25 February 2011

Betweenness

"It is the relations between things, more than entities in isolation, that are of primary importance to the right hemisphere. Music consists entirely of relations, 'betweenness'. The notes mean nothing in themselves: the tensions between the notes, and between notes and the silence with which they live in reciprocal endebtedness, are everything. Melody, harmony and rhythm each lie in the gaps, and yet the betweenness is only what it is because of the notes themselves. Actually the music is not just in the gaps any more than it is just in the notes: it is in the whole that the notes and the silence make together. Each note becomes transformed by the context in which it lies.

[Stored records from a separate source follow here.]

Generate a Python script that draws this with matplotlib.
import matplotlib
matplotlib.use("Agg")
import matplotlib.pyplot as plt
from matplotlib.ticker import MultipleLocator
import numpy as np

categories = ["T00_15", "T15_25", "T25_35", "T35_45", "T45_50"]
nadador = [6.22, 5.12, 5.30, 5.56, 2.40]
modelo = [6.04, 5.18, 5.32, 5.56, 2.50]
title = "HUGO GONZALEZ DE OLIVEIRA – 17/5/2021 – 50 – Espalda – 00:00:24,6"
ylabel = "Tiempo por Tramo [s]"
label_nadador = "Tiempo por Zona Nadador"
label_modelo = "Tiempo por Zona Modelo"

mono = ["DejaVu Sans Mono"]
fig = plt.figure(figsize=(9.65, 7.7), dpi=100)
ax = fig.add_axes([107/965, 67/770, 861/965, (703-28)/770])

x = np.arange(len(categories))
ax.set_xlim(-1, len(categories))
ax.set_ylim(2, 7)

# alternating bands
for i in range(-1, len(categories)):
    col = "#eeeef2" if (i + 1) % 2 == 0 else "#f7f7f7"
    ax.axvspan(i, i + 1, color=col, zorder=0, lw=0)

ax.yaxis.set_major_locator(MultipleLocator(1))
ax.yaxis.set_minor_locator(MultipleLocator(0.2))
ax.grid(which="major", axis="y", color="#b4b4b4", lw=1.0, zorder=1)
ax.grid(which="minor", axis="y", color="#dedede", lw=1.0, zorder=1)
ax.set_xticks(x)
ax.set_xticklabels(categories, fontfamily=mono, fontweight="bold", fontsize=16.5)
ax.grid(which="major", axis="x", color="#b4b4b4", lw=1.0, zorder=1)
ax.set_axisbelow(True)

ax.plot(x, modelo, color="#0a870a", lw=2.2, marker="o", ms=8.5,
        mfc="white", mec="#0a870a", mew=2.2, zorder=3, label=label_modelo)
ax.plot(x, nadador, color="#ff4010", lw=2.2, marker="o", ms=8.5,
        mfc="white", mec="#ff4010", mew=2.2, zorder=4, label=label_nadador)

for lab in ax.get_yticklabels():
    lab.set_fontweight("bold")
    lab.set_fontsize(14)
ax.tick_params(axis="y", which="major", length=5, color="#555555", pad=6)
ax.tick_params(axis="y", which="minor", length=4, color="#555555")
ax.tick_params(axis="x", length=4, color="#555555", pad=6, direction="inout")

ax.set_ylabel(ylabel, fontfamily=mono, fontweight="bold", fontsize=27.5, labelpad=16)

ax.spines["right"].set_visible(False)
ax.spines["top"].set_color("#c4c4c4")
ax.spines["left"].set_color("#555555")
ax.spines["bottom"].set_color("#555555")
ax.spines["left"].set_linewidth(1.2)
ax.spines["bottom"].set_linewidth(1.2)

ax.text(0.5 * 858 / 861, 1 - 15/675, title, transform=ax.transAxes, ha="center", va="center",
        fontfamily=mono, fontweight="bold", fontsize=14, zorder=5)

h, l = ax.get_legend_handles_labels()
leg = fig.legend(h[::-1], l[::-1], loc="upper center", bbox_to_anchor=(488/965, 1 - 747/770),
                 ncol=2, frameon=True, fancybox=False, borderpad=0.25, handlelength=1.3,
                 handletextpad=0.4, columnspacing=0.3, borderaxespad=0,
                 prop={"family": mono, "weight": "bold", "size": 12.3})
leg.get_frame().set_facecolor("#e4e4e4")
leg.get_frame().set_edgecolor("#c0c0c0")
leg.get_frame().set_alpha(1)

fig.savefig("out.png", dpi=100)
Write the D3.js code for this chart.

What we mean by music is not just any agglomeration of notes, but one in which the whole created is powerful enough to make each note live in a new way, a way that it had never done before. Similarly poetry cannot be just any arrangement of words, but one in which each word is taken into the new whole and made to live again in a new way, carrying us back to the world of experience, to life: poetry constitutes a 'speaking silence'. Music and poetic language are both part of the world that is delivered by the right hemisphere, the world characterized by betweenness. Perhaps it is not, after all, so wide of the make to call the right hemisphere the 'silent' hemisphere: its utterances are implicit." (The Master and His Emissary, Iain McGilchrist, 2009; page 72).